We bring the latest from the Transport Select Committee motor inquiry

AA president Edmund King has accused insurers of dragging their heels over offering discounts to young motorists who go on safer driving courses.

Presenting evidence to the House of Commons’ Transport Select Committee inquiry into the cost of motor insurance, King said the AA had been in talks with insurers about offering a 15% discount to young drivers who had taken the Drive iQ Pro BTEC that it has sponsored.

But he said persuading insurance companies to offer a discount was hard, even though it would enable drivers to recoup the costs of taking such a course within a single year.

ABI director of general insurance and health Nick Starling, who also gave evidence, said that no claims discounts were a better incentive for encouraging safer driving.

Hit to rural areas

Committee member Kwasi Karteng, MP for Spelthorne (Con), wondered how the insurance market would respond to the mounting cost of bodily injury road claims.

“Some insurance companies may exit. The real question is whether increases are acceptable for policyholders or the government,” he said.

Brown said that premiums were likely to continue to go up in line with claims costs, which he expected to increase by 15%-20% next year.

King told the committee that the likely impact of escalating insurance costs would be a combination of more people driving without insurance and an increase in those on motorbikes and scooters. The impact of rate rises would be particularly acute in rural areas where people were more reliant on having private cars to get to work, he warned.

Insurers 'pocketing referral fees'

Overall, the industry representatives who appeared before the committee overwhelmingly backed the full implementation of the Jackson Review of civil litigation costs.

Motor Accident Solicitors Society chairman John Spencer disputed the industry consensus, arguing that while legal costs had risen, they had not increased as fast as the number of claims.

“We need to put it into context and insurance companies have a part to play,” he said, accusing the insurance industry of being responsible for pocketing the “vast majority” of referral fees.

Starling acknowledged that insurers were not blameless, noting that “we are working in a dysfunctional system”.

Ways round a ban

But Spencer warned that claims management companies would simply sidestep any ban on referral fees by exploiting soon to be introduced legislation to liberalise the ownership of legal practices.

“If referral fees are simply banned, you will simply have claims management companies moving into the market to own and control solicitors’ practices.

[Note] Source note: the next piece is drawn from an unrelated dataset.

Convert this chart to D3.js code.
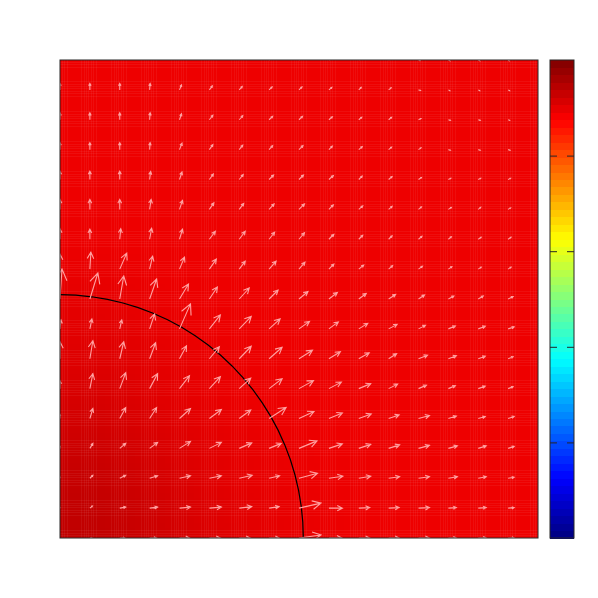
<!DOCTYPE html>
<html>
<head>
<meta charset="utf-8">
<script src="https://cdn.jsdelivr.net/npm/d3@7"></script>
<style>
  body { margin: 0; background: #fff; }
</style>
</head>
<body>
<script>
// Grid node positions (fraction of the domain), left->right and top->bottom
var gridX = [0, 0.0625, 0.125, 0.1875, 0.25, 0.3125, 0.375, 0.4375, 0.5, 0.5625, 0.625, 0.6875, 0.75, 0.8125, 0.875, 0.9375, 1];
var gridY = [1, 0.9375, 0.875, 0.8125, 0.75, 0.6875, 0.625, 0.5625, 0.5, 0.4375, 0.375, 0.3125, 0.25, 0.1875, 0.125, 0.0625, 0];

// Scalar field at the nodes (colour value, 0..1 on the jet scale), top row first
var heat = [
  [0.892, 0.892, 0.892, 0.892, 0.892, 0.892, 0.892, 0.892, 0.892, 0.892, 0.892, 0.892, 0.892, 0.892, 0.892, 0.892, 0.892],
  [0.892, 0.892, 0.892, 0.892, 0.892, 0.892, 0.892, 0.892, 0.892, 0.892, 0.892, 0.892, 0.892, 0.892, 0.892, 0.892, 0.892],
  [0.892, 0.892, 0.892, 0.892, 0.892, 0.892, 0.892, 0.892, 0.892, 0.892, 0.892, 0.892, 0.892, 0.892, 0.892, 0.892, 0.892],
  [0.892, 0.892, 0.892, 0.892, 0.892, 0.892, 0.892, 0.892, 0.892, 0.892, 0.892, 0.892, 0.892, 0.892, 0.892, 0.892, 0.892],
  [0.892, 0.892, 0.892, 0.892, 0.892, 0.892, 0.892, 0.892, 0.892, 0.892, 0.892, 0.892, 0.892, 0.892, 0.892, 0.892, 0.892],
  [0.892, 0.892, 0.892, 0.892, 0.892, 0.892, 0.892, 0.892, 0.892, 0.892, 0.892, 0.892, 0.892, 0.892, 0.892, 0.892, 0.892],
  [0.893, 0.893, 0.892, 0.892, 0.892, 0.892, 0.892, 0.892, 0.892, 0.892, 0.892, 0.892, 0.892, 0.892, 0.892, 0.892, 0.892],
  [0.896, 0.896, 0.895, 0.894, 0.892, 0.892, 0.892, 0.892, 0.892, 0.892, 0.892, 0.892, 0.892, 0.892, 0.892, 0.892, 0.892],
  [0.900, 0.900, 0.898, 0.896, 0.894, 0.892, 0.892, 0.892, 0.892, 0.892, 0.892, 0.892, 0.892, 0.892, 0.892, 0.892, 0.892],
  [0.903, 0.903, 0.902, 0.899, 0.896, 0.893, 0.892, 0.892, 0.892, 0.892, 0.892, 0.892, 0.892, 0.892, 0.892, 0.892, 0.892],
  [0.907, 0.907, 0.905, 0.902, 0.898, 0.895, 0.893, 0.892, 0.892, 0.892, 0.892, 0.892, 0.892, 0.892, 0.892, 0.892, 0.892],
  [0.913, 0.913, 0.910, 0.905, 0.900, 0.897, 0.894, 0.892, 0.892, 0.892, 0.892, 0.892, 0.892, 0.892, 0.892, 0.892, 0.892],
  [0.919, 0.919, 0.915, 0.910, 0.904, 0.900, 0.896, 0.894, 0.892, 0.892, 0.892, 0.892, 0.892, 0.892, 0.892, 0.892, 0.892],
  [0.925, 0.925, 0.921, 0.915, 0.908, 0.903, 0.899, 0.896, 0.894, 0.892, 0.892, 0.892, 0.892, 0.892, 0.892, 0.892, 0.892],
  [0.931, 0.931, 0.926, 0.919, 0.912, 0.905, 0.900, 0.897, 0.894, 0.893, 0.892, 0.892, 0.892, 0.892, 0.892, 0.892, 0.892],
  [0.935, 0.935, 0.930, 0.923, 0.915, 0.908, 0.903, 0.899, 0.896, 0.894, 0.892, 0.892, 0.892, 0.892, 0.892, 0.892, 0.892],
  [0.937, 0.937, 0.932, 0.925, 0.917, 0.910, 0.904, 0.900, 0.897, 0.894, 0.892, 0.892, 0.892, 0.892, 0.892, 0.892, 0.892]
];

// Vector components at the nodes, in units of 1/478 of the domain (u right, v up), top row first
var uRows = [
  [0, 0, 0, 0.5, 1.5, 2.5, 2.5, 2.5, 2.5, 2.5, 2, 2, 1.5, 1.5, 1.5, 1, 1],
  [0, 0, 0, 0.5, 2, 3, 3, 3, 3, 3, 2.5, 2.5, 2, 1.5, 1.5, 1.5, 1.5],
  [0, 0, 0, 0.5, 2, 3.5, 3.5, 3.5, 3.5, 3.5, 3, 3, 2.5, 2, 2, 1.5, 1.5],
  [0, 0, 0, 0.5, 2.5, 3.5, 3.5, 3.5, 4, 3.5, 3.5, 3, 2.5, 2, 2, 2, 2],
  [0, 0, 0, 1, 2.5, 4, 4, 4.5, 4.5, 4.5, 3.5, 3.5, 3, 2.5, 2.5, 2.5, 2.5],
  [0, 0, 0, 1.5, 3, 4.5, 4.5, 5, 5.5, 4.5, 4, 3.5, 3, 3, 2.5, 2.5, 2.5],
  [0, 0, 1, 2, 3, 6, 6, 5.5, 5.5, 5, 4, 3.5, 3.5, 3, 3, 3, 3],
  [0, 1, 7, 3, 5, 7, 6, 7, 6, 5, 5, 4, 4, 3.5, 3, 3, 3],
  [2, 8, 4, 7, 9, 8, 10, 9, 9, 8.5, 7.5, 7, 6, 5.5, 5, 5, 5],
  [1, 2, 2, 5, 11, 11, 12, 11, 10.5, 9.5, 9, 8.5, 7, 7, 7, 6, 6],
  [0, 3, 4, 6, 7, 10, 12, 13, 13.5, 11.5, 10.5, 8, 9, 8, 7, 5, 5],
  [0, 3, 6, 8, 10, 11, 11.5, 13, 14.5, 12.5, 12, 9, 8, 7, 7, 5, 5],
  [0, 3, 6, 7, 11, 12, 11.5, 17, 15, 13.5, 12.5, 10.5, 11, 8, 7, 6, 6],
  [0, 3, 6, 8, 11, 12, 12.5, 12, 18, 13.5, 12, 11, 11, 9, 8, 6, 6],
  [0, 3, 6, 8, 11, 12, 13, 10.5, 18.5, 14, 12, 11, 11, 9, 8, 6, 6],
  [0, 2.5, 6, 8, 11, 12, 12.5, 10, 22, 13.5, 11, 10.5, 11, 8, 8, 6, 6],
  [0, 2, 5, 7, 10, 11, 11, 10, 22, 13, 11, 10.5, 11, 8, 8, 6, 6]
];
var vRows = [
  [5, 5, 5, 5, 4, 3.5, 3, 2.5, 2.5, 2, 2, 1.5, -0.5, -0.8, -0.8, -0.8, -0.8],
  [6.5, 6.5, 6.5, 6.5, 5, 4, 3.5, 3, 3, 2.5, 2.5, 2, -0.6, -0.8, -0.8, -0.8, -0.8],
  [7, 7, 7, 7, 6, 4.5, 4, 3.5, 3.5, 3, 2.5, 2.5, 1.2, -0.6, -0.6, -0.6, -0.6],
  [7, 7, 7, 7, 6.5, 5, 4.5, 4, 4, 3.5, 3, 2.5, 1.8, -0.6, -0.6, -0.6, -0.6],
  [8.3, 8.3, 8.3, 8, 7.5, 5.5, 5, 4.5, 4.5, 4, 3.5, 3, 2, 1.2, 1.2, 1.2, 1.2],
  [10, 10, 10, 10, 9, 6.5, 6, 5.5, 5.5, 4.5, 3.5, 3, 2.5, 2, 2, 1.5, 1.5],
  [10.5, 10, 10.5, 11, 10, 8, 8, 7, 6.5, 5, 4, 3.5, 3, 2.5, 2, 2, 2],
  [15, 17, 16, 13, 12, 10, 8, 8, 7, 5, 4, 3.5, 3, 2.5, 2, 2, 2],
  [30, 26, 23, 20, 15, 12, 11, 9, 7.5, 6.5, 5.5, 4.5, 4, 3, 3, 2.5, 2.5],
  [9, 10, 9, 15, 25, 14, 12.5, 10, 7.5, 7, 5.5, 4.5, 3.5, 3, 2.7, 2, 2],
  [17, 18, 17, 16, 13, 12, 12.5, 11.5, 8.5, 7, 6, 5, 3.5, 3, 2.5, 2, 2],
  [8, 15, 16, 15, 13, 12, 10.5, 10, 8, 6.5, 5, 4.5, 3.5, 3, 2.5, 2, 2],
  [4, 10, 11, 11, 10, 9, 8.5, 11, 7, 5.5, 4.5, 3.5, 3, 2.5, 2, 2, 2],
  [2, 5, 5, 6, 7, 6, 5.5, 5, 7.5, 4.5, 4, 3.5, 3, 2.5, 2.5, 2, 2],
  [1, 3, 3, 2.5, 2.5, 2.5, 3, 2.5, 5, 2, 2, 1.5, 1.5, 1.5, 1.5, 1, 1],
  [0.5, 2, 1, 1, 1, 1, 1.5, 1.5, 5, 0, 0.5, 0.5, 0.5, 0.5, 0.5, 0.5, 0.5],
  [0, 0, 0, 0, 0, 0, 0, 0, 3, 0, 0, 0, 0, 0, 0, 0, 0]
];

// Interface circle centred at the origin
var circleRadius = 0.509;

// Colour bar ticks (no labels)
var colorTicks = [0.2, 0.4, 0.6, 0.8];
var colorLevels = 64;

var svgWidth = 598;
var svgHeight = 598;
var margin = { top: 60, right: 60, bottom: 60, left: 60 };
var width = 478;
var height = 478;

// matlab style jet colormap
function jet(t) {
  var c = function (v) { return Math.max(0, Math.min(1, v)); };
  var r = c(1.5 - Math.abs(4 * t - 3));
  var g = c(1.5 - Math.abs(4 * t - 2));
  var b = c(1.5 - Math.abs(4 * t - 1));
  return d3.rgb(r * 255, g * 255, b * 255);
}

var svg = d3.select("body")
  .append("svg")
  .attr("width", svgWidth)
  .attr("height", svgHeight);

var chartGroup = svg.append("g")
  .attr("transform", `translate(${margin.left}, ${margin.top})`);

var x = d3.scaleLinear().domain([0, 1]).range([0, width]);
var y = d3.scaleLinear().domain([0, 1]).range([height, 0]);
var vec = d3.scaleLinear().domain([0, 478]).range([0, 1]);

svg.append("defs").append("clipPath")
  .attr("id", "plotClip")
  .append("rect")
  .attr("width", width)
  .attr("height", height);

var plot = chartGroup.append("g").attr("clip-path", "url(#plotClip)");

// heat map: bilinear interpolation of the node values onto fine cells
var nFine = 96;
var fine = [];
for (var j = 0; j < nFine; j++) {
  for (var i = 0; i < nFine; i++) {
    var fx = (i + 0.5) / nFine, fy = 1 - (j + 0.5) / nFine;
    var gi = fx * 16, gj = (1 - fy) * 16;
    var i0 = Math.min(15, Math.floor(gi)), j0 = Math.min(15, Math.floor(gj));
    var tx = gi - i0, ty = gj - j0;
    var val = heat[j0][i0] * (1 - tx) * (1 - ty) + heat[j0][i0 + 1] * tx * (1 - ty)
      + heat[j0 + 1][i0] * (1 - tx) * ty + heat[j0 + 1][i0 + 1] * tx * ty;
    fine.push({ x0: i / nFine, y1: 1 - j / nFine, value: val });
  }
}

plot.append("g")
  .selectAll("rect")
  .data(fine)
  .enter().append("rect")
  .attr("x", d => x(d.x0))
  .attr("y", d => y(d.y1))
  .attr("width", width / nFine + 0.6)
  .attr("height", height / nFine + 0.6)
  .attr("fill", d => jet(d.value))
  .attr("shape-rendering", "crispEdges");

// faint mesh texture near the grid lines
var texOffsets = [-8, -5, -3, -1, 2, 4, 7];
var texture = plot.append("g")
  .attr("stroke", "#ffffff")
  .attr("stroke-opacity", 0.055)
  .attr("stroke-width", 1)
  .attr("shape-rendering", "crispEdges");
gridX.forEach(function (g) {
  texOffsets.forEach(function (o) {
    texture.append("line")
      .attr("x1", x(g) + o).attr("x2", x(g) + o)
      .attr("y1", 0).attr("y2", height);
  });
});
gridY.forEach(function (g) {
  texOffsets.forEach(function (o) {
    texture.append("line")
      .attr("y1", y(g) + o).attr("y2", y(g) + o)
      .attr("x1", 0).attr("x2", width);
  });
});

// interface circle
var arcPts = d3.range(0, 25).map(function (k) {
  var a = (k / 24) * Math.PI / 2;
  return [circleRadius * Math.cos(a), circleRadius * Math.sin(a)];
});
plot.append("path")
  .attr("d", d3.line().x(d => x(d[0])).y(d => y(d[1]))(arcPts))
  .attr("fill", "none")
  .attr("stroke", "#000")
  .attr("stroke-width", 1.2);

// quiver arrows
var arrows = [];
gridY.forEach(function (gy, r) {
  gridX.forEach(function (gx, c) {
    arrows.push({ x: gx, y: gy, u: vec(uRows[r][c]), v: vec(vRows[r][c]) });
  });
});

var alpha = 0.38, beta = 0.5;
plot.append("g")
  .selectAll("path")
  .data(arrows)
  .enter().append("path")
  .attr("d", function (d) {
    var tipX = d.x + d.u, tipY = d.y + d.v;
    var h1x = tipX - alpha * (d.u + beta * d.v), h1y = tipY - alpha * (d.v - beta * d.u);
    var h2x = tipX - alpha * (d.u - beta * d.v), h2y = tipY - alpha * (d.v + beta * d.u);
    return "M" + x(d.x) + "," + y(d.y) + "L" + x(tipX) + "," + y(tipY)
      + "M" + x(h1x) + "," + y(h1y) + "L" + x(tipX) + "," + y(tipY) + "L" + x(h2x) + "," + y(h2y);
  })
  .attr("fill", "none")
  .attr("stroke", "#ffa0a0")
  .attr("stroke-width", 1.1)
  .attr("stroke-linejoin", "miter");

// plot frame
chartGroup.append("rect")
  .attr("width", width)
  .attr("height", height)
  .attr("fill", "none")
  .attr("stroke", "#262626")
  .attr("stroke-width", 1);

// colour bar
var cbX = 490, cbW = 24;
var cbScale = d3.scaleLinear().domain([0, 1]).range([height, 0]);
var cbGroup = chartGroup.append("g").attr("transform", `translate(${cbX}, 0)`);
cbGroup.selectAll("rect")
  .data(d3.range(colorLevels))
  .enter().append("rect")
  .attr("x", 0)
  .attr("y", k => cbScale((k + 1) / colorLevels))
  .attr("width", cbW)
  .attr("height", height / colorLevels + 0.5)
  .attr("fill", k => jet((k + 0.5) / colorLevels))
  .attr("shape-rendering", "crispEdges");

var cbAxisL = d3.axisRight(cbScale).tickValues(colorTicks).tickSize(7).tickFormat("");
var cbAxisR = d3.axisLeft(cbScale).tickValues(colorTicks).tickSize(7).tickFormat("");
cbGroup.append("g").call(cbAxisL);
cbGroup.append("g").attr("transform", `translate(${cbW}, 0)`).call(cbAxisR);
cbGroup.selectAll(".domain").remove();
cbGroup.selectAll(".tick line").attr("stroke", "#262626");

cbGroup.append("rect")
  .attr("width", cbW)
  .attr("height", height)
  .attr("fill", "none")
  .attr("stroke", "#262626")
  .attr("stroke-width", 1);
</script>
</body>
</html>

You can see that there are huge unintended consequences of going down this road.”

He also said that Jackson’s proposals to end the recovery of success fees from defendants would directly hit severely injured accident victims in the pocket.

“It can’t be right to rectify the problem by taking money off accident victims and give it to an insurer, which would be the net effect of ending recoverability,” he said.

Whiplash

Motor Insurers Bureau chief executive Ashton West said that the committee should take note of the different way whiplash, which accounts for 70% of bodily injury claims in the UK, were treated across the rest of Europe. In Germany, for example, he said there was no compensation for whiplash, which is a soft tissue injury.

“The problem is virtually unknown in some European countries; it’s clearly more than a medical phenomenon. Behavioural changes in society are driving this,” he said.

“If society wants to pay for every tiny ache and pain, there will be a price to pay.”

The Select Committee

Select committees are made up of backbench MPs and their role is to scrutinise the work of government departments.

They do not introduce legislation, but the government is forced to respond to any recommendation that the committees make.